Extracted information:
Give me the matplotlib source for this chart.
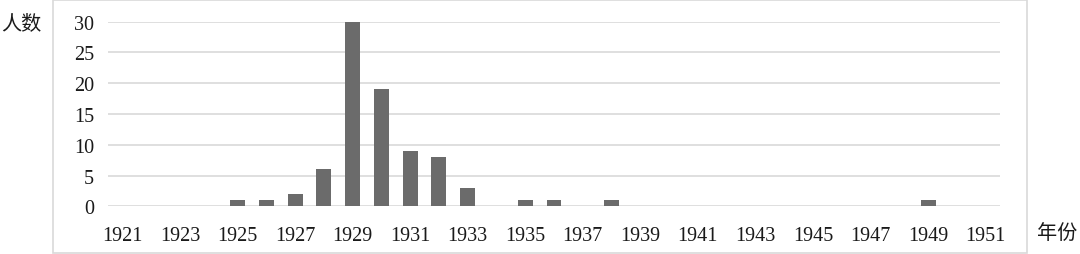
import matplotlib.pyplot as plt
from matplotlib.patches import Rectangle

# data
years = list(range(1921, 1952))
counts = [0, 0, 0, 0, 1, 1, 2, 6, 30, 19, 9, 8, 3, 0, 1, 1, 0, 1, 0, 0,
          0, 0, 0, 0, 0, 0, 0, 0, 1, 0, 0]
y_ticks = [0, 5, 10, 15, 20, 25, 30]

plt.rcParams['font.family'] = ['Liberation Serif', 'Noto Sans CJK SC']

fig = plt.figure(figsize=(10.8, 2.55), dpi=100)
W, H = 1080, 255

# outer chart frame
fig.patches.append(Rectangle((52.5 / W, 1 / H), (1027 - 52.5) / W, (254 - 1) / H,
                             transform=fig.transFigure, fill=False,
                             edgecolor='#d9d9d9', linewidth=1.2))

ax = fig.add_axes([108 / W, (H - 207.3) / H, 892 / W, 184.6 / H])
x = list(range(len(years)))
ax.bar(x, counts, width=0.52, color='#6b6b6b', zorder=3)

ax.set_xlim(-0.5, len(years) - 0.5)
ax.set_ylim(0, 30)
ax.set_yticks(y_ticks)
ax.set_xticks(x[::2])
ax.set_xticklabels([str(y) for y in years[::2]])
ax.tick_params(axis='both', length=0, labelsize=14.5, colors='#1a1a1a')
ax.tick_params(axis='x', pad=14)
ax.tick_params(axis='y', pad=10)
ax.grid(axis='y', color='#d9d9d9', linewidth=1.2, zorder=0)
for s in ax.spines.values():
    s.set_visible(False)

fig.text(1.5 / W, 1 - 24 / H, '人数', fontsize=14.5, va='center', ha='left',
         family=['Noto Sans CJK SC'], color='#1a1a1a')
fig.text(1057.5 / W, 1 - 233 / H, '年份', fontsize=14.5, va='center', ha='center',
         family=['Noto Sans CJK SC'], color='#1a1a1a')

fig.savefig('out.png', dpi=100)
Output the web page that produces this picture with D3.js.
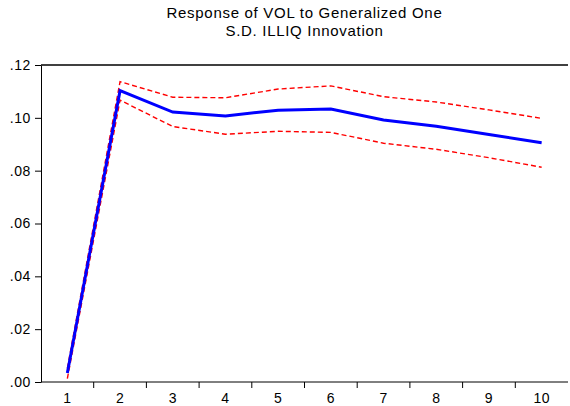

To do:
Write out nothing but the lines from the start of the data through the line with "W, H = 1080, 255". Leave out the pictures.

Full response:
Give me the matplotlib source for this chart.
import matplotlib.pyplot as plt
from matplotlib.patches import Rectangle

# data
years = list(range(1921, 1952))
counts = [0, 0, 0, 0, 1, 1, 2, 6, 30, 19, 9, 8, 3, 0, 1, 1, 0, 1, 0, 0,
          0, 0, 0, 0, 0, 0, 0, 0, 1, 0, 0]
y_ticks = [0, 5, 10, 15, 20, 25, 30]

plt.rcParams['font.family'] = ['Liberation Serif', 'Noto Sans CJK SC']

fig = plt.figure(figsize=(10.8, 2.55), dpi=100)
W, H = 1080, 255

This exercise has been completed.